Most ETFs are also more than 100% collateralised. The collateral is held separately from the provider's assets and often reflects the index that the ETF is tracking. A FTSE 100 ETF might have a basket of UK equities as collateral, for example. So only a large movement in that particular market would affect the collateral. The market is normally checked daily by the provider, so the collateral can be topped up if it has fallen.

Seen in this light, synthetic ETFs are not as risky as some commentators believe, but they are complicated. The industry is split over whether private investors should steer clear of them.

Ben Gutteridge, a fund analyst at Brewin Dolphin, says headlines such as "ETFs pose a genuine systemic threat" tarnish a very useful and cost-effective area of the market, which is generally managed to a very high standard.

He is indifferent about whether an ETF uses physical or synthetic replication, provided the synthetic replication method adheres to "acceptable practices" - by providing collateralisation of more than 100%, for example.

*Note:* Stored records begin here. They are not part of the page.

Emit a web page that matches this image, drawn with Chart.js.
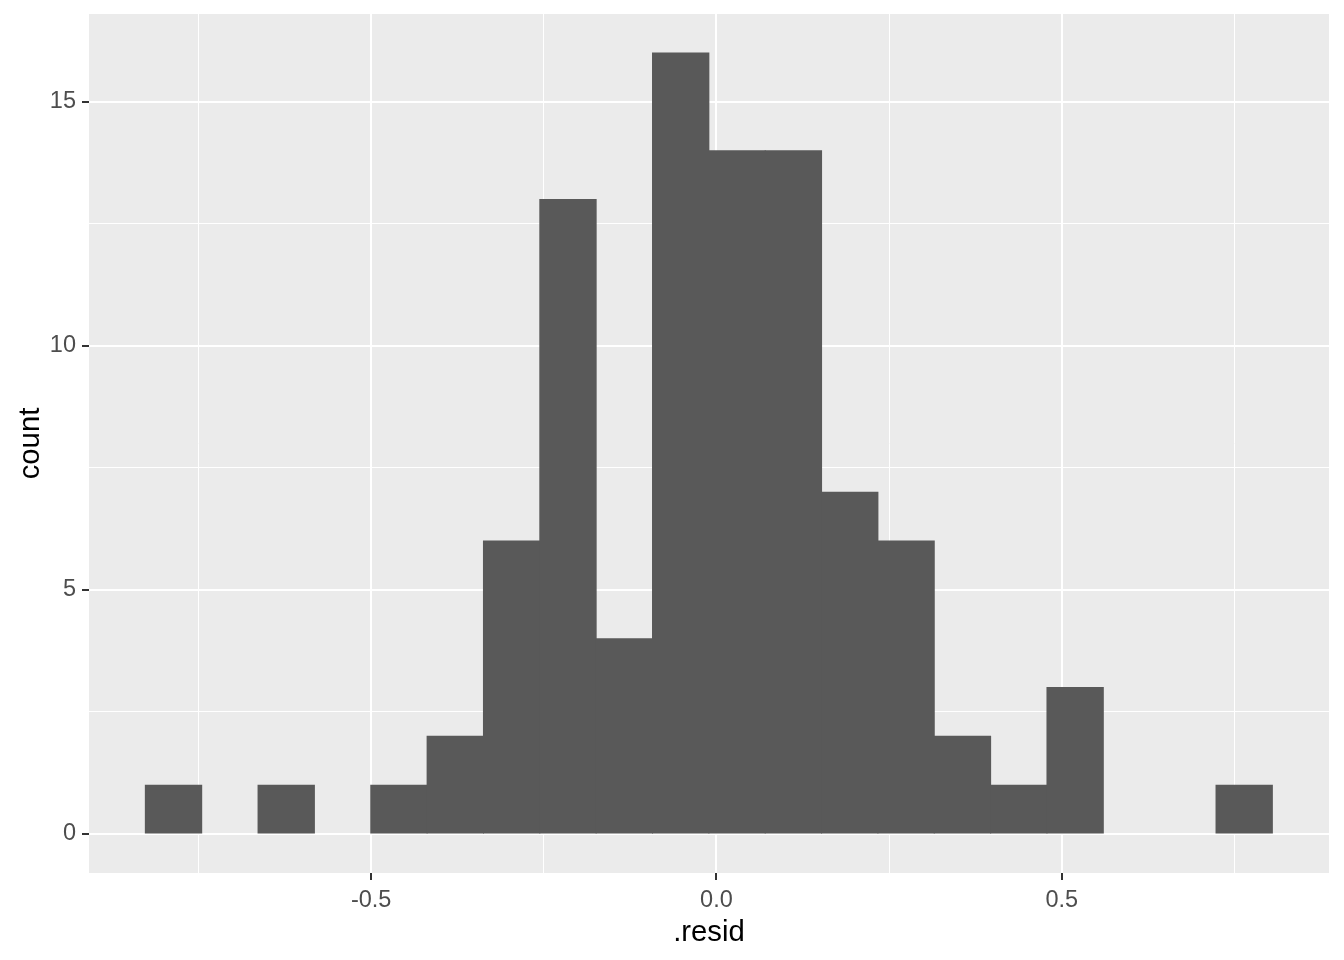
<!DOCTYPE html>
<html>
<head>
<meta charset="utf-8">
<script src="https://cdn.jsdelivr.net/npm/chart.js@4.4.1/dist/chart.umd.min.js"></script>
<style>
  html, body { margin: 0; padding: 0; background: #ffffff; }
  canvas { display: block; }
</style>
</head>
<body>
<canvas id="c" width="1344" height="960"></canvas>
<script>
// Histogram bins (centres) of .resid and their counts
const binCenters = [-0.7862, -0.7046, -0.6230, -0.5414, -0.4598, -0.3782, -0.2966, -0.2150, -0.1334, -0.0518,
                     0.0298,  0.1114,  0.1930,  0.2746,  0.3562,  0.4378,  0.5194,  0.6010,  0.6826,  0.7642];
const counts     = [1, 0, 1, 0, 1, 2, 6, 13, 4, 16, 14, 14, 7, 6, 2, 1, 3, 0, 0, 1];
const xRange = [-0.9086, 0.8870];
const yRange = [-0.8, 16.8];
const xMajorTicks = [-0.5, 0.0, 0.5];
const yMajorTicks = [0, 5, 10, 15];

const FONT = '"Liberation Sans", Arial, sans-serif';
const isMajorX = v => xMajorTicks.some(t => Math.abs(t - v) < 1e-6);
const isMajorY = v => yMajorTicks.some(t => Math.abs(t - v) < 1e-6);

const panelBg = {
  id: 'panelBg',
  beforeDraw(chart) {
    const {ctx, chartArea: a} = chart;
    ctx.save();
    ctx.fillStyle = '#EBEBEB';
    ctx.fillRect(a.left, a.top, a.right - a.left, a.bottom - a.top);
    ctx.restore();
  }
};

new Chart(document.getElementById('c'), {
  type: 'bar',
  data: {
    datasets: [{
      data: binCenters.map((x, i) => ({x: x, y: counts[i]})),
      backgroundColor: '#595959',
      borderWidth: 0,
      inflateAmount: c => (c.raw && c.raw.y === 0) ? 0 : 0.5,
      barPercentage: 1.0,
      categoryPercentage: 1.0
    }]
  },
  options: {
    responsive: false,
    devicePixelRatio: 1,
    animation: false,
    layout: { padding: { top: 14, right: 15, left: 0, bottom: 0 } },
    plugins: { legend: { display: false }, tooltip: { enabled: false } },
    scales: {
      x: {
        type: 'linear',
        min: xRange[0], max: xRange[1],
        offset: false,
        border: { display: false },
        grid: {
          offset: false,
          color: '#FFFFFF',
          lineWidth: c => isMajorX(c.tick.value) ? 2 : 1,
          drawTicks: true,
          tickLength: 7,
          tickWidth: 2,
          tickColor: c => isMajorX(c.tick.value) ? '#333333' : 'rgba(0,0,0,0)'
        },
        ticks: {
          stepSize: 0.25,
          includeBounds: false,
          autoSkip: false,
          maxRotation: 0,
          minRotation: 0,
          padding: 6,
          color: '#4D4D4D',
          font: { family: FONT, size: 23.5 },
          callback: v => isMajorX(v) ? v.toFixed(1) : ''
        },
        title: {
          display: true,
          text: '.resid',
          color: '#000000',
          font: { family: FONT, size: 29.3 },
          padding: { top: 0, bottom: 9.6 }
        },
        afterFit: s => { s.height = 87; s.paddingLeft = 0; s.paddingRight = 0; }
      },
      y: {
        type: 'linear',
        min: yRange[0], max: yRange[1],
        beginAtZero: false,
        border: { display: false },
        grid: {
          color: '#FFFFFF',
          lineWidth: c => isMajorY(c.tick.value) ? 2 : 1,
          drawTicks: true,
          tickLength: 7,
          tickWidth: 2,
          tickColor: c => isMajorY(c.tick.value) ? '#333333' : 'rgba(0,0,0,0)'
        },
        ticks: {
          stepSize: 2.5,
          includeBounds: false,
          autoSkip: false,
          padding: 6,
          color: '#4D4D4D',
          font: { family: FONT, size: 23.5 },
          callback: v => isMajorY(v) ? String(Math.round(v)) : ''
        },
        title: {
          display: true,
          text: 'count',
          color: '#000000',
          font: { family: FONT, size: 29.3 },
          padding: { top: 13, bottom: 0 }
        },
        afterFit: s => { s.width = 89; s.paddingTop = 0; s.paddingBottom = 0; }
      }
    }
  },
  plugins: [panelBg]
});
</script>
</body>
</html>
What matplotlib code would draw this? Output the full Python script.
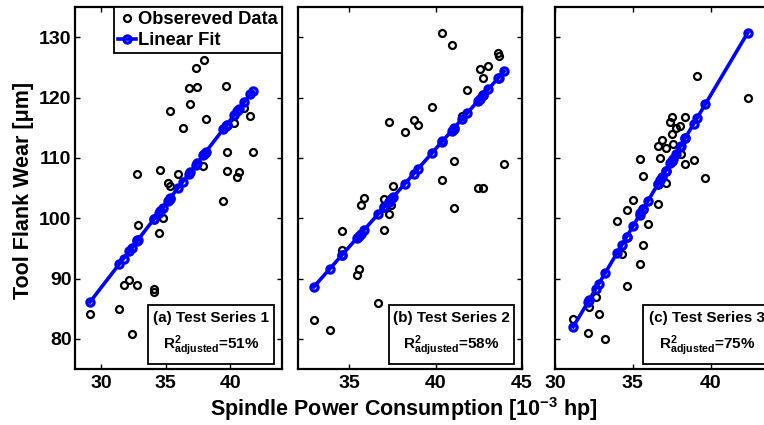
import numpy as np
import matplotlib
matplotlib.use("Agg")
import matplotlib.pyplot as plt
from matplotlib.patches import Rectangle

plt.rcParams['font.family'] = ['Liberation Sans', 'DejaVu Sans']
plt.rcParams['font.weight'] = 'bold'
plt.rcParams['mathtext.fontset'] = 'custom'
plt.rcParams['mathtext.rm'] = 'Liberation Sans:bold'
plt.rcParams['mathtext.bf'] = 'Liberation Sans:bold'
plt.rcParams['mathtext.it'] = 'Liberation Sans:bold'

obs1_x = [29.16, 31.43, 31.75, 32.2, 32.37, 32.78, 32.83, 32.86, 34.1, 34.1, 34.49, 34.59,
          34.77, 35.16, 35.31, 35.36, 35.98, 36.32, 36.81, 36.89, 37.33, 37.43, 37.92, 38.0,
          38.1, 39.47, 39.68, 39.73, 39.73, 40.3, 40.56, 40.64, 41.1, 41.54, 41.72]
obs1_y = [84.1, 85.0, 88.9, 89.7, 80.8, 89.0, 107.25, 98.8, 88.3, 87.8, 97.5, 108.0,
          100.0, 105.9, 105.3, 117.7, 107.35, 114.9, 121.6, 118.9, 124.85, 121.7, 108.7, 126.2,
          116.5, 102.9, 121.9, 110.9, 107.8, 115.8, 106.9, 107.7, 118.3, 117.0, 111.0]

obs2_x = [32.94, 33.87, 34.58, 34.58, 35.43, 35.54, 35.64, 35.85, 36.66, 37.0, 37.0, 37.3,
          37.3, 37.43, 37.55, 38.22, 38.72, 38.99, 39.8, 40.34, 40.38, 40.92, 41.03, 41.07,
          41.51, 41.83, 42.44, 42.56, 42.73, 42.73, 43.04, 43.6, 43.64, 43.96]
obs2_y = [83.1, 81.5, 97.8, 94.8, 90.6, 91.5, 102.1, 103.4, 85.9, 103.1, 98.0, 115.9,
          100.7, 102.2, 105.3, 114.2, 116.3, 115.4, 118.4, 106.3, 130.7, 128.7, 109.5, 101.7,
          116.9, 121.3, 104.95, 124.8, 123.2, 104.95, 125.3, 127.4, 126.8, 108.95]

obs3_x = [31.17, 32.1, 32.2, 32.63, 32.8, 33.22, 34.0, 34.28, 34.6, 34.6, 35.02, 35.45,
          35.49, 35.66, 35.66, 35.98, 36.6, 36.62, 36.77, 36.88, 37.12, 37.12, 37.41, 37.5,
          37.5, 37.58, 37.76, 38.03, 38.06, 38.38, 38.38, 38.91, 39.12, 39.66, 42.37]
obs3_y = [83.3, 81.0, 85.3, 87.0, 84.1, 80.0, 99.6, 94.0, 101.3, 88.7, 103.0, 92.45,
          109.8, 107.0, 95.5, 99.0, 111.9, 102.3, 109.9, 112.9, 111.6, 105.8, 115.9, 116.8,
          113.9, 112.35, 114.9, 115.25, 110.6, 116.7, 109.0, 109.6, 123.5, 106.7, 119.9]

# linear fit parameters
fit_slope = [2.78, 3.24, 4.35]
fit_intercept = [5.04, -18.1, -53.6]

series_names = ['(a) Test Series 1', '(b) Test Series 2', '(c) Test Series 3']
r2_adj = ['51%', '58%', '75%']
xlims = [(28, 44), (32, 45), (30, 44)]
xticks = [[30, 35, 40], [35, 40, 45], [30, 35, 40]]
yticks = [80, 90, 100, 110, 120, 130]

W, H = 764, 425
fig = plt.figure(figsize=(W / 100, H / 100), dpi=100)

# axes boxes in pixels: left, right
boxes = [(75, 282), (297.7, 522), (555, 773)]
top_px, bot_px = 7, 369
# annotation box x-range in axes fraction
ann_box = [(0.353, 0.961), (0.408, 0.965), (0.404, 0.99)]

data = [(obs1_x, obs1_y), (obs2_x, obs2_y), (obs3_x, obs3_y)]
axes = []
for i, (l, r) in enumerate(boxes):
    ax = fig.add_axes([l / W, 1 - bot_px / H, (r - l) / W, (bot_px - top_px) / H])
    axes.append(ax)
    x = np.array(data[i][0])
    y = np.array(data[i][1])
    obs, = ax.plot(x, y, 'o', mfc='none', mec='black', ms=5, mew=1.6, ls='none',
                   label='Obsereved Data')
    xs = np.sort(x)
    fit, = ax.plot(xs, fit_slope[i] * xs + fit_intercept[i], '-o', color=(0, 0, 1),
                   lw=2.6, ms=5.2, mfc='none', mec=(0, 0, 1), mew=2.3, label='Linear Fit')
    ax.set_xlim(*xlims[i])
    ax.set_ylim(75, 135)
    ax.set_xticks(xticks[i])
    ax.set_yticks(yticks)
    ax.tick_params(direction='in', length=3.5, width=1, top=True, right=True,
                   labelsize=14, pad=4)
    ax.tick_params(axis='y', pad=2.5)
    if i > 0:
        ax.set_yticklabels([])
    for s in ax.spines.values():
        s.set_linewidth(1.6)
    if i == 2:
        ax.spines['right'].set_visible(False)

    x0, x1 = ann_box[i]
    rect = Rectangle((x0, 0.014), x1 - x0, 0.163, transform=ax.transAxes,
                     facecolor='white', edgecolor='black', lw=1.3, clip_on=False, zorder=5)
    ax.add_patch(rect)
    cx = (x0 + x1) / 2
    ax.text(cx, 0.141, series_names[i], transform=ax.transAxes, ha='center', va='center',
            fontsize=11, fontweight='bold', zorder=6, clip_on=False)
    ax.text(cx, 0.063, r'$\mathrm{R}^{2}_{\mathrm{adjusted}}$=' + r2_adj[i],
            transform=ax.transAxes, ha='center', va='center', fontsize=11,
            fontweight='bold', zorder=6, clip_on=False)

    if i == 0:
        leg = ax.legend(handles=[obs, fit], loc='upper right', bbox_to_anchor=(1.0, 1.0),
                        borderaxespad=0, handlelength=1.0, handletextpad=0.12,
                        borderpad=0.22, labelspacing=0.22, fancybox=False, framealpha=1,
                        edgecolor='black', prop={'weight': 'bold', 'size': 13.2})
        leg.get_frame().set_linewidth(1.3)

fig.text(404 / W, 1 - 409 / H, r'Spindle Power Consumption [10$^{-3}$ hp]',
         ha='center', va='center', fontsize=15.5, fontweight='bold')
fig.text(24 / W, 1 - 190 / H, 'Tool Flank Wear [\u03bcm]', rotation=90,
         ha='center', va='center', fontsize=15.5, fontweight='bold')

fig.savefig('out.png', dpi=100)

Martin Bamford, managing director of Informed Choice, says he prefers physically replicated ETFs. "The risks associated with synthetic replication techniques are probably not as severe as the Bank of England suggests, although in the event of another major global crisis, it makes sense for the ETF to hold the underlying assets rather than rely on a counterparty and collateral to make up the difference," he says.

Bamford adds: "We would steer clear of synthetic ETFs, ETFs tracking obscure or illiquid markets and inverse ETFs. The mechanics and risks associated with these are too complex for the majority of investors to understand."

Gina Miller, a partner at SCM Private, a boutique that holds ETFs in its portfolios, says she is "astonished" by all the negative press. "The average synthetic ETF we hold has over 110% collateral backing. For our clients to actually lose money the bank has to go bust and the collateral fall by over 10%," she says.

However, while SCM Private says it will not switch out of synthetic ETFs, Evercore Pan-Asset, which also uses ETFs in its model portfolios, has announced that it will exclude synthetic ETFs due to "concern among [its] IFA partners and their clients".